[Start of THE INPUT]

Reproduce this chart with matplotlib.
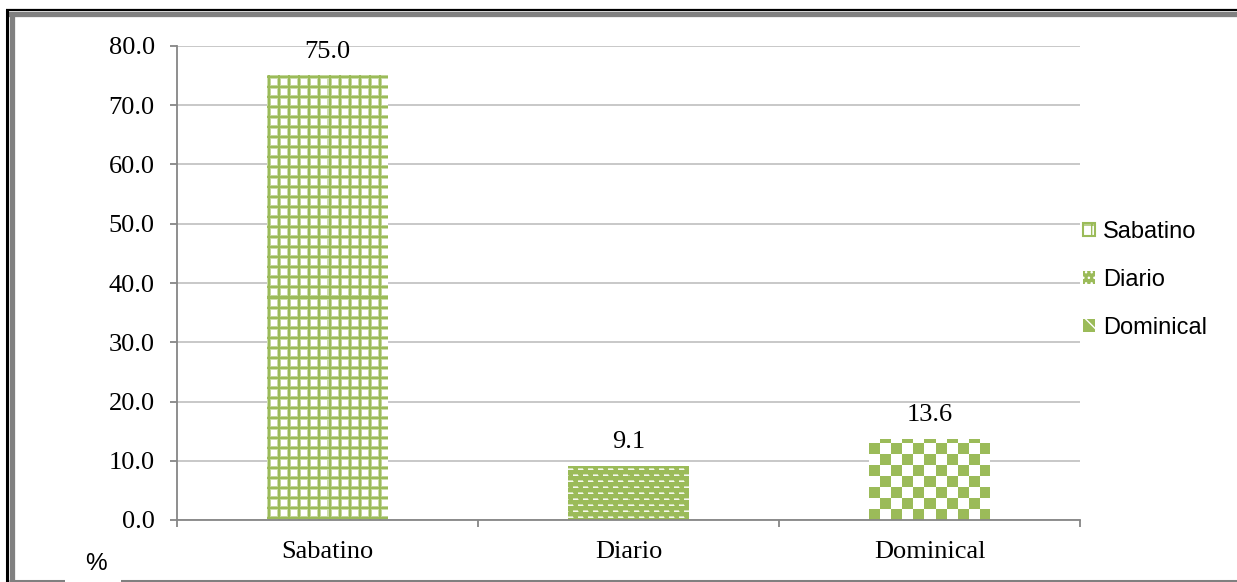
import numpy as np
import matplotlib
matplotlib.use('Agg')
import matplotlib.pyplot as plt
from matplotlib.patches import Patch
from matplotlib.lines import Line2D

categories = ['Sabatino', 'Diario', 'Dominical']
values = [75.0, 9.1, 13.6]
yticks = [0, 10, 20, 30, 40, 50, 60, 70, 80]
patterns = ['grid', 'dash', 'checker']

GREEN = np.array([0x9b, 0xbb, 0x59]) / 255.0
WHITE = np.array([1.0, 1.0, 1.0])


def make_pattern(kind, h, w):
    # pixel pattern, alpha = amount of green
    yy, xx = np.mgrid[0:h, 0:w]
    if kind == 'grid':
        prof = np.array([0.5, 1, 1, 0.6, 0, 0, 0, 0, 0, 0])
        a = np.maximum(prof[xx % 10], prof[yy % 10])
    elif kind == 'dash':
        row = yy % 6
        shift = np.where((yy // 6) % 2 == 0, 0, 5)
        col = (xx + shift) % 10
        white = np.zeros((h, w))
        white[(row == 2) & (col < 5)] = 0.9
        white[(row == 3) & (col < 5)] = 0.55
        white[(row == 2) & (col == 5)] = 0.4
        a = 1 - white
    else:
        a = (((xx // 11) + (yy // 11)) % 2 == 0).astype(float)
    img = WHITE * (1 - a[..., None]) + GREEN * a[..., None]
    return img


def fill_bar(ax, bar, kind):
    x0, y0 = bar.get_x(), bar.get_y()
    x1, y1 = x0 + bar.get_width(), y0 + bar.get_height()
    (px0, py0), (px1, py1) = ax.transData.transform([(x0, y0), (x1, y1)])
    w = max(int(round(px1 - px0)), 1)
    h = max(int(round(py1 - py0)), 1)
    img = make_pattern(kind, h, w)
    ax.imshow(img, extent=(x0, x1, y0, y1), origin='lower', interpolation='nearest',
              aspect='auto', zorder=2, clip_path=bar)


fig = plt.figure(figsize=(12.37, 5.82), dpi=100)
ax = fig.add_axes([177 / 1237, 1 - 520 / 582, (1080 - 177) / 1237, (520 - 46) / 582])

x = np.arange(len(categories))
bars = ax.bar(x, values, width=0.4, facecolor='none', edgecolor='none', zorder=2)
ax.set_xlim(-0.5, len(categories) - 0.5)
ax.set_ylim(0, 80)
ax.set_autoscale_on(False)

for b, k in zip(bars, patterns):
    fill_bar(ax, b, k)
ax.set_xlim(-0.5, len(categories) - 0.5)
ax.set_ylim(0, 80)

serif = 'Liberation Serif'
for xi, v in zip(x, values):
    ax.annotate('{:.1f}'.format(v), (xi, v), xytext=(0, 13), textcoords='offset points',
                ha='center', va='baseline', fontsize=19, family=serif, color='black')

ax.set_yticks(yticks)
ax.set_yticklabels(['{:.1f}'.format(t) for t in yticks], family=serif, fontsize=19)
ax.set_xticks(x)
ax.set_xticklabels(categories, family=serif, fontsize=19)
ax.set_xticks(np.arange(len(categories) + 1) - 0.5, minor=True)
ax.tick_params(axis='x', which='major', length=0, pad=15)
ax.tick_params(axis='x', which='minor', length=5, width=1.3, color='#868686')
ax.tick_params(axis='y', length=5, width=1.3, color='#868686', pad=11)

ax.yaxis.grid(True, color='#bfbfbf', linewidth=1.2, zorder=0)
ax.set_axisbelow(True)
for s in ['top', 'right']:
    ax.spines[s].set_visible(False)
for s in ['left', 'bottom']:
    ax.spines[s].set_color('#868686')
    ax.spines[s].set_linewidth(1.3)

# legend
handles = [
    Patch(facecolor='white', edgecolor=GREEN, hatch='+', linewidth=1.5),
    Patch(facecolor=GREEN, edgecolor='white', hatch='...', linewidth=0),
    Patch(facecolor=GREEN, edgecolor='white', hatch='\\', linewidth=0),
]
fig.legend(handles, categories, loc='center left', bbox_to_anchor=(1083 / 1237, 1 - 280 / 582),
           frameon=False, borderpad=0, borderaxespad=0, handlelength=0.5, handleheight=0.5,
           handletextpad=0.35, labelspacing=1.1,
           prop={'family': 'Liberation Sans', 'size': 17})

# page frame
W, H = 1237.0, 582.0
kw = dict(solid_capstyle='butt')
fig.add_artist(Line2D([6 / W, 1], [1 - 10 / H, 1 - 10 / H], color='black', lw=1.6, **kw))
fig.add_artist(Line2D([6 / W, 1], [1 - 14 / H, 1 - 14 / H], color='#808080', lw=3.8, **kw))
fig.add_artist(Line2D([7.5 / W, 7.5 / W], [0, 1 - 9 / H], color='black', lw=2.2, **kw))
fig.add_artist(Line2D([11.5 / W, 11.5 / W], [0, 1 - 12 / H], color='#808080', lw=3.8, **kw))
fig.add_artist(Line2D([9 / W, 1], [1 - 580.5 / H, 1 - 580.5 / H], color='#808080', lw=2.2, **kw))
fig.patches.append(plt.Rectangle((65 / W, 0), 56 / W, 4 / H, transform=fig.transFigure,
                                 facecolor='white', edgecolor='none', zorder=5))
fig.text(95.5 / W, 1 - 564 / H, '%', ha='center', va='center', fontsize=17.5,
         family='Liberation Sans')

fig.savefig('out.png', dpi=100)
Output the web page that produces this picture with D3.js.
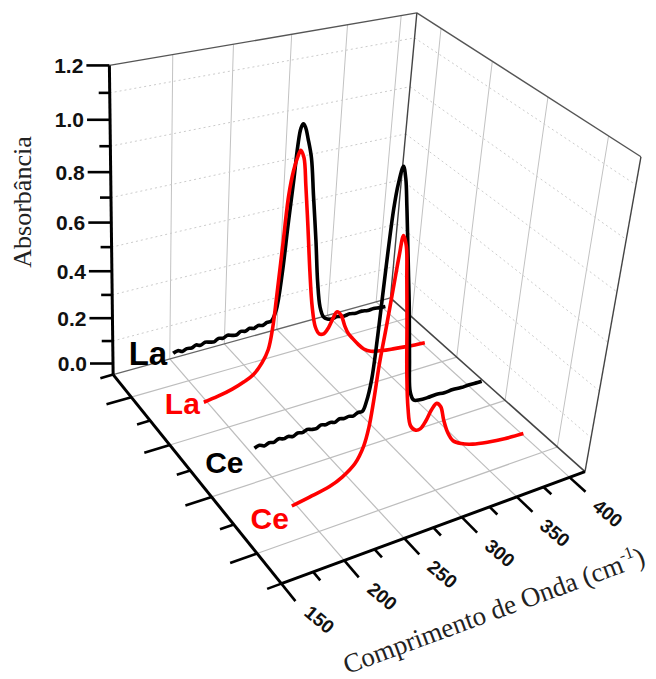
<!DOCTYPE html>
<html><head><meta charset="utf-8">
<script src="https://cdn.jsdelivr.net/npm/d3@7"></script>
<style>body{margin:0;background:#fff}</style>
</head><body>
<svg id="c" width="656" height="679"></svg>
<script>
// ---------------- DATA ----------------
const xTicksMajor = [150, 200, 250, 300, 350, 400];
const xTicksAll = [150, 175, 200, 225, 250, 275, 300, 325, 350, 375, 400];
const yTickValues = [0.0, 0.1, 0.2, 0.3, 0.4, 0.5, 0.6, 0.7, 0.8, 0.9, 1.0, 1.1, 1.2];
const yTickLabels = ["0.0", "0.2", "0.4", "0.6", "0.8", "1.0", "1.2"];
const zTickValues = [0.5, 1, 1.5, 2, 2.5, 3, 3.5, 4, 4.5];
const yGridValues = [0.1, 0.3, 0.5, 0.7, 0.9, 1.1];
const zGridValues = [1, 2, 3, 4];
const xGridValues = [200, 250, 300, 350, 400];

const seriesLabels = ["La", "La", "Ce", "Ce"];
const seriesDepth = [1, 2, 3, 4];

const laBlackX = [186,190,194,198,202,206,210,214,218,222,226,230,234,238,242,246,250,254,258,262,266,270,274,
  278,282,285,288,290,292,294,296,299,303,307,312,316,320,324,328,
  332,338,344,350,356,362,368,374,380,386];
const laBlackY = [0.093,0.099,0.090,0.097,0.094,0.102,0.095,0.103,0.098,0.094,0.104,0.099,0.107,0.101,0.097,0.108,0.103,0.111,0.105,0.113,0.108,0.116,0.117,
  0.16,0.32,0.52,0.70,0.84,0.91,0.925,0.91,0.86,0.78,0.62,0.42,0.24,0.12,0.07,0.055,
  0.05,0.053,0.047,0.05,0.045,0.047,0.042,0.044,0.040,0.038];

const laRedX = [178,190,202,212,220,227,232,235,237,240,243,246,249,251,254,257,261,265,269,273,277,281,285,289,292,296,300,304,308,314,320,327,338,350,360,370,380];
const laRedY = [0.092,0.10,0.113,0.13,0.15,0.19,0.24,0.33,0.45,0.65,0.85,0.94,0.99,1.01,0.98,0.87,0.70,0.52,0.37,0.28,0.245,0.24,0.26,0.30,0.32,0.30,0.25,0.21,0.185,0.15,0.12,0.10,0.088,0.08,0.074,0.069,0.065];

const ceBlackX = [184,188,192,196,200,204,208,212,216,220,224,228,232,236,240,244,248,252,256,260,264,268,272,276,
  279,282,284,286,288,290,293,296,299,302,306,310,315,319,323,329,
  336,344,352,360,368,376,384,388];
const ceBlackY = [0.100,0.106,0.097,0.104,0.099,0.108,0.101,0.105,0.098,0.107,0.102,0.109,0.103,0.100,0.110,0.104,0.108,0.102,0.111,0.106,0.109,0.104,0.113,0.112,
  0.15,0.24,0.42,0.70,0.91,1.0,1.06,1.01,0.91,0.80,0.65,0.50,0.28,0.13,0.09,0.082,
  0.081,0.083,0.079,0.081,0.078,0.079,0.077,0.077];

const ceRedX = [176,190,206,216,226,232,235,237,239,242,245,247,249,252,255,259,263,267,271,276,280,284,288,292,296,300,305,311,319,330,345,360,378];
const ceRedY = [0.10,0.112,0.128,0.15,0.19,0.25,0.32,0.42,0.56,0.70,0.85,0.95,1.02,0.98,0.86,0.68,0.49,0.35,0.27,0.245,0.245,0.27,0.31,0.33,0.31,0.25,0.19,0.145,0.12,0.10,0.085,0.075,0.069];

// ---------------- LAYOUT: perspective calibration (data x, y, z -> screen px) ----------------
const calib = [
  [150,-0.05,0.5,112,373],[415,-0.05,0.5,386,297],[150,-0.05,4.5,283,585],[415,-0.05,4.5,585,470],
  [150,1.2,0.5,111,63],[415,1.2,0.5,422,14],[415,1.2,4.5,640,155],
  [150,1.0,0.5,111,121.7],[150,0.6,0.5,111.5,221.7],[150,0.2,0.5,112,316.7],[150,0.0,0.5,112,360],
  [200,-0.05,4.5,343,562],[250,-0.05,4.5,403,539],[300,-0.05,4.5,460,518],[350,-0.05,4.5,517,496],[400,-0.05,4.5,570,476],
  [150,-0.05,1,133.8,400],[150,-0.05,2,171.7,447],[150,-0.05,3,212.8,498],[150,-0.05,4,256.4,552],
  [415,-0.05,1,413,317],[415,-0.05,2,458,357],[415,-0.05,3,507,407],[415,-0.05,4,557,443],
  [200,1.2,0.5,171,54],[250,1.2,0.5,231,45],[300,1.2,0.5,289,36]
];

const X0 = 150, X1 = 415, Y0 = -0.05, Y1 = 1.2, Z0 = 0.5, Z1 = 4.5;
const xS = d3.scaleLinear().domain([X0, X1]).range([0, 1]);
const yS = d3.scaleLinear().domain([Y0, Y1]).range([0, 1]);
const zS = d3.scaleLinear().domain([Z0, Z1]).range([0, 1]);

function solve(A, b) {
  const n = b.length;
  const M = A.map((r, i) => [...r, b[i]]);
  for (let c = 0; c < n; c++) {
    let piv = c;
    for (let r = c + 1; r < n; r++) if (Math.abs(M[r][c]) > Math.abs(M[piv][c])) piv = r;
    [M[c], M[piv]] = [M[piv], M[c]];
    for (let r = 0; r < n; r++) {
      if (r === c) continue;
      const f = M[r][c] / M[c][c];
      for (let k = c; k <= n; k++) M[r][k] -= f * M[c][k];
    }
  }
  return M.map((r, i) => r[n] / r[i]);
}
const rows = [], rhs = [];
calib.forEach(([x, y, z, sx, sy]) => {
  const u = xS(x), v = yS(y), w = zS(z), a = sx / 100, b = sy / 100;
  rows.push([u, v, w, 1, 0, 0, 0, 0, -a * u, -a * v, -a * w]); rhs.push(a);
  rows.push([0, 0, 0, 0, u, v, w, 1, -b * u, -b * v, -b * w]); rhs.push(b);
});
const N = 11;
const NM = Array.from({length: N}, () => Array(N).fill(0)), NR = Array(N).fill(0);
rows.forEach((row, k) => {
  for (let i = 0; i < N; i++) {
    NR[i] += row[i] * rhs[k];
    for (let j = 0; j < N; j++) NM[i][j] += row[i] * row[j];
  }
});
const p = solve(NM, NR);
function P(x, y, z) {
  const u = xS(x), v = yS(y), w = zS(z);
  const d = p[8] * u + p[9] * v + p[10] * w + 1;
  return [100 * (p[0] * u + p[1] * v + p[2] * w + p[3]) / d, 100 * (p[4] * u + p[5] * v + p[6] * w + p[7]) / d];
}

// ---------------- DRAW ----------------
const svg = d3.select("#c");
function seg(g, a, b, stroke, width, dash) {
  const l = g.append("line").attr("x1", a[0]).attr("y1", a[1]).attr("x2", b[0]).attr("y2", b[1])
    .attr("stroke", stroke).attr("stroke-width", width).attr("stroke-linecap", "butt");
  if (dash) l.attr("stroke-dasharray", dash);
  return l;
}
const grid = svg.append("g");
// back wall
xGridValues.forEach(x => seg(grid, P(x, Y0, Z0), P(x, Y1, Z0), "#c2c2c2", 1));
yGridValues.forEach(y => seg(grid, P(X0, y, Z0), P(X1, y, Z0), "#cccccc", 1, "2,3"));
// right wall
zGridValues.forEach(z => seg(grid, P(X1, Y0, z), P(X1, Y1, z), "#c2c2c2", 1));
yGridValues.forEach(y => seg(grid, P(X1, y, Z0), P(X1, y, Z1), "#cccccc", 1, "2,3"));
// floor
xGridValues.forEach(x => seg(grid, P(x, Y0, Z0), P(x, Y0, Z1), "#bdbdbd", 1.2));
zGridValues.forEach(z => seg(grid, P(X0, Y0, z), P(X1, Y0, z), "#bdbdbd", 1.2));
// box edges
seg(grid, P(X0, Y1, Z0), P(X1, Y1, Z0), "#555", 1.4);
seg(grid, P(X1, Y1, Z0), P(X1, Y1, Z1), "#555", 1.4);
seg(grid, P(X1, Y0, Z0), P(X1, Y1, Z0), "#444", 1.4);
seg(grid, P(X1, Y0, Z1), P(X1, Y1, Z1), "#444", 1.4);
seg(grid, P(X0, Y0, Z0), P(X1, Y0, Z0), "#666", 1.4);
seg(grid, P(X1, Y0, Z0), P(X1, Y0, Z1), "#444", 1.6);

// series (back to front)
const seriesX = [laBlackX, laRedX, ceBlackX, ceRedX];
const seriesY = [laBlackY, laRedY, ceBlackY, ceRedY];
const seriesColor = ["#000", "#ff0000", "#000", "#ff0000"];
const labelOffset = [[-6, 12], [-4, 12], [-11, 25], [-3, 23]];
const labelSize = [33, 30, 30, 30];
const line = d3.line().curve(d3.curveCatmullRom.alpha(0.5));
const sg = svg.append("g");
seriesX.forEach((xs, i) => {
  const pts = xs.map((x, k) => P(x, seriesY[i][k], seriesDepth[i]));
  sg.append("path").attr("d", line(pts)).attr("fill", "none")
    .attr("stroke", seriesColor[i]).attr("stroke-width", 3.6).attr("stroke-linejoin", "round");
  sg.append("text").attr("x", pts[0][0] + labelOffset[i][0]).attr("y", pts[0][1] + labelOffset[i][1])
    .attr("text-anchor", "end").attr("font-family", "Liberation Sans, Arial, sans-serif")
    .attr("font-weight", "bold").attr("font-size", labelSize[i]).attr("fill", seriesColor[i]).text(seriesLabels[i]);
});

// axes
const ax = svg.append("g");
seg(ax, P(X0, Y0, Z0), P(X0, Y1, Z0), "#000", 3);
seg(ax, P(X0, Y0, Z0), P(X0, Y0, Z1), "#000", 3);
seg(ax, P(X0, Y0, Z1), P(X1, Y0, Z1), "#000", 3);
// y ticks
yTickValues.forEach((y, i) => {
  const a = P(X0, y, Z0), major = i % 2 === 0;
  seg(ax, a, [a[0] - (major ? 23 : 11), a[1]], "#000", 2.6);
  if (major) ax.append("text").attr("x", a[0] - 26).attr("y", a[1] + 7.5).attr("text-anchor", "end")
    .attr("font-family", "Liberation Sans, Arial, sans-serif").attr("font-weight", "bold")
    .attr("font-size", 21).attr("fill", "#111").text(yTickLabels[i / 2]);
});
// depth ticks
zTickValues.forEach(z => {
  const major = Number.isInteger(z);
  seg(ax, P(X0, Y0, z), P(X0 - (major ? 21 : 11), Y0, z), "#000", 2.6);
});
// x ticks
xTicksAll.forEach(x => {
  const major = xTicksMajor.includes(x);
  seg(ax, P(x, Y0, Z1), P(x, Y0, Z1 + (major ? 0.28 : 0.14)), "#000", 2.6);
});
xTicksMajor.forEach(x => {
  const a = P(x, Y0, Z1);
  ax.append("text").attr("transform", `translate(${a[0] + 38},${a[1] + 36}) rotate(40)`)
    .attr("text-anchor", "middle").attr("dominant-baseline", "central")
    .attr("font-family", "Liberation Sans, Arial, sans-serif").attr("font-weight", "bold")
    .attr("font-size", 19).attr("fill", "#111").text(String(x));
});
// axis titles
svg.append("text").attr("transform", "translate(31,202) rotate(-90)").attr("text-anchor", "middle")
  .attr("font-family", "Liberation Serif, Times New Roman, serif").attr("font-size", 26).attr("fill", "#222")
  .text("Absorbância");
const fa = P(X0, Y0, Z1), fb = P(X1, Y0, Z1);
const ang = Math.atan2(fb[1] - fa[1], fb[0] - fa[0]) * 180 / Math.PI;
const xt = svg.append("text").attr("transform", `translate(497,619) rotate(${ang})`).attr("text-anchor", "middle")
  .attr("font-family", "Liberation Serif, Times New Roman, serif").attr("font-size", 27).attr("fill", "#222");
xt.append("tspan").text("Comprimento de Onda (cm");
xt.append("tspan").attr("font-size", 17).attr("dy", -11).text("-1");
xt.append("tspan").attr("dy", 11).text(")");
</script>
</body></html>
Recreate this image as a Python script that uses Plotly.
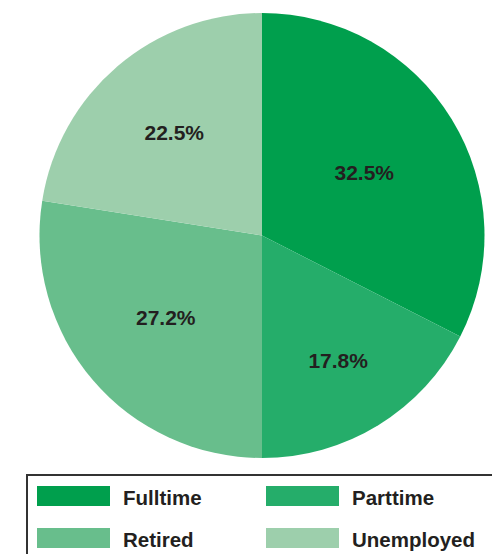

[End of THE INPUT]

## SHORT EXERCISE
Set down the records above word for word, from the first line through the line containing "WHITE = np.array([1.0, 1.0, 1.0])", both included; leave out the pictures.

## TASK RESPONSE
Reproduce this chart with matplotlib.
import numpy as np
import matplotlib
matplotlib.use('Agg')
import matplotlib.pyplot as plt
from matplotlib.patches import Patch
from matplotlib.lines import Line2D

categories = ['Sabatino', 'Diario', 'Dominical']
values = [75.0, 9.1, 13.6]
yticks = [0, 10, 20, 30, 40, 50, 60, 70, 80]
patterns = ['grid', 'dash', 'checker']

GREEN = np.array([0x9b, 0xbb, 0x59]) / 255.0
WHITE = np.array([1.0, 1.0, 1.0])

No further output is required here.